__Data excerpt__
---+---
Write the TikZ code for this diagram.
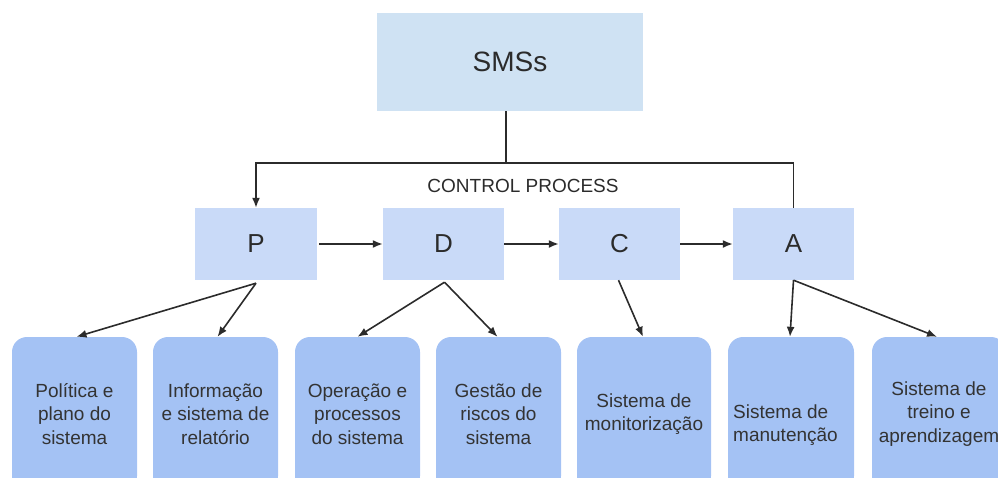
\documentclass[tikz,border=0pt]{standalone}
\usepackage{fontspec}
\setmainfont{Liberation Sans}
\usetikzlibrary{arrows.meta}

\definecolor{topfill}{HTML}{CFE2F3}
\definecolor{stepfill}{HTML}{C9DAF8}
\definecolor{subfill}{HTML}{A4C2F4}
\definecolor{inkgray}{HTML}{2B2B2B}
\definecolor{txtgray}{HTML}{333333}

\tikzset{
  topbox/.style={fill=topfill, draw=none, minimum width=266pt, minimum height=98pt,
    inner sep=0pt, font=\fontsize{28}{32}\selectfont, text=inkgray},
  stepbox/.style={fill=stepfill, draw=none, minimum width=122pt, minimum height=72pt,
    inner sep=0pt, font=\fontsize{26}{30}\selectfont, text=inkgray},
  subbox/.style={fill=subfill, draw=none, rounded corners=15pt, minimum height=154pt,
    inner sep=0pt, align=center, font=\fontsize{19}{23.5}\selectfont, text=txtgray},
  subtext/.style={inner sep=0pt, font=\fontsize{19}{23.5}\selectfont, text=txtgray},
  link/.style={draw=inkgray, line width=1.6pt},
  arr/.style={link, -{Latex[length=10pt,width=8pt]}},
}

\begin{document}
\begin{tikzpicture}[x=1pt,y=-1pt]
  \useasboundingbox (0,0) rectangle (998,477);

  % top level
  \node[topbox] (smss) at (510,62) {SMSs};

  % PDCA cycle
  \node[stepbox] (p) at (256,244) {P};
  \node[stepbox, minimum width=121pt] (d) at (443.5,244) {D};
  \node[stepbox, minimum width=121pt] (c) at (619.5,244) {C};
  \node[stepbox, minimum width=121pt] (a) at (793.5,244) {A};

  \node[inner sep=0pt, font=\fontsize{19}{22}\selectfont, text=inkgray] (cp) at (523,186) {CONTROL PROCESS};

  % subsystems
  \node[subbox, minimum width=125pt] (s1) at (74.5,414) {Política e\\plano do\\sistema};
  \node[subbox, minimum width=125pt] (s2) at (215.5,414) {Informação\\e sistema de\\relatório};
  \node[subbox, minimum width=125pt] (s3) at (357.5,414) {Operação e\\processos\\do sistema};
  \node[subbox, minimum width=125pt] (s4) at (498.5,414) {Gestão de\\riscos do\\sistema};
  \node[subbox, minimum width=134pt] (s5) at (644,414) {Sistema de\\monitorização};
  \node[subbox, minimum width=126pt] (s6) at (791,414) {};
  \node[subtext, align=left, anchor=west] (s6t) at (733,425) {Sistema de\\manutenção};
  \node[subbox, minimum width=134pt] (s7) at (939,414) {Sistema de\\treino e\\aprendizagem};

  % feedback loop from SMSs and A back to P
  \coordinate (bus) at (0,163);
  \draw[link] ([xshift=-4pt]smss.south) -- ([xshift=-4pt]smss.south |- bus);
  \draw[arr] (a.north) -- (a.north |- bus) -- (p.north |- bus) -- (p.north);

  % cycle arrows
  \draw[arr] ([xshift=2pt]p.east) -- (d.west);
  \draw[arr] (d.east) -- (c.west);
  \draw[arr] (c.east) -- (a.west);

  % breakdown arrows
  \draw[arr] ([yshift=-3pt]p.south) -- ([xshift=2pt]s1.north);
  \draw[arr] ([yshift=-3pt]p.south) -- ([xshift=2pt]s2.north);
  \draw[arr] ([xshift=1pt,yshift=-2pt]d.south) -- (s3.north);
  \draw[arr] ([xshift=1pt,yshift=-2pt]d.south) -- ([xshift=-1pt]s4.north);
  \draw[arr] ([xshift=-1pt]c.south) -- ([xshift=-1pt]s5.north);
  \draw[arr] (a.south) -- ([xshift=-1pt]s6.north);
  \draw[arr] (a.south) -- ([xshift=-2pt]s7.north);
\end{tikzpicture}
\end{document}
---+---
__Your task__
Skip the pictures, please, and transcribe only the lines from the beginning of the material through the one that contains "text=inkgray] (cp) at".

__Worked answer__
Write the TikZ code for this diagram.
\documentclass[tikz,border=0pt]{standalone}
\usepackage{fontspec}
\setmainfont{Liberation Sans}
\usetikzlibrary{arrows.meta}

\definecolor{topfill}{HTML}{CFE2F3}
\definecolor{stepfill}{HTML}{C9DAF8}
\definecolor{subfill}{HTML}{A4C2F4}
\definecolor{inkgray}{HTML}{2B2B2B}
\definecolor{txtgray}{HTML}{333333}

\tikzset{
  topbox/.style={fill=topfill, draw=none, minimum width=266pt, minimum height=98pt,
    inner sep=0pt, font=\fontsize{28}{32}\selectfont, text=inkgray},
  stepbox/.style={fill=stepfill, draw=none, minimum width=122pt, minimum height=72pt,
    inner sep=0pt, font=\fontsize{26}{30}\selectfont, text=inkgray},
  subbox/.style={fill=subfill, draw=none, rounded corners=15pt, minimum height=154pt,
    inner sep=0pt, align=center, font=\fontsize{19}{23.5}\selectfont, text=txtgray},
  subtext/.style={inner sep=0pt, font=\fontsize{19}{23.5}\selectfont, text=txtgray},
  link/.style={draw=inkgray, line width=1.6pt},
  arr/.style={link, -{Latex[length=10pt,width=8pt]}},
}

\begin{document}
\begin{tikzpicture}[x=1pt,y=-1pt]
  \useasboundingbox (0,0) rectangle (998,477);

  % top level
  \node[topbox] (smss) at (510,62) {SMSs};

  % PDCA cycle
  \node[stepbox] (p) at (256,244) {P};
  \node[stepbox, minimum width=121pt] (d) at (443.5,244) {D};
  \node[stepbox, minimum width=121pt] (c) at (619.5,244) {C};
  \node[stepbox, minimum width=121pt] (a) at (793.5,244) {A};

  \node[inner sep=0pt, font=\fontsize{19}{22}\selectfont, text=inkgray] (cp) at (523,186) {CONTROL PROCESS};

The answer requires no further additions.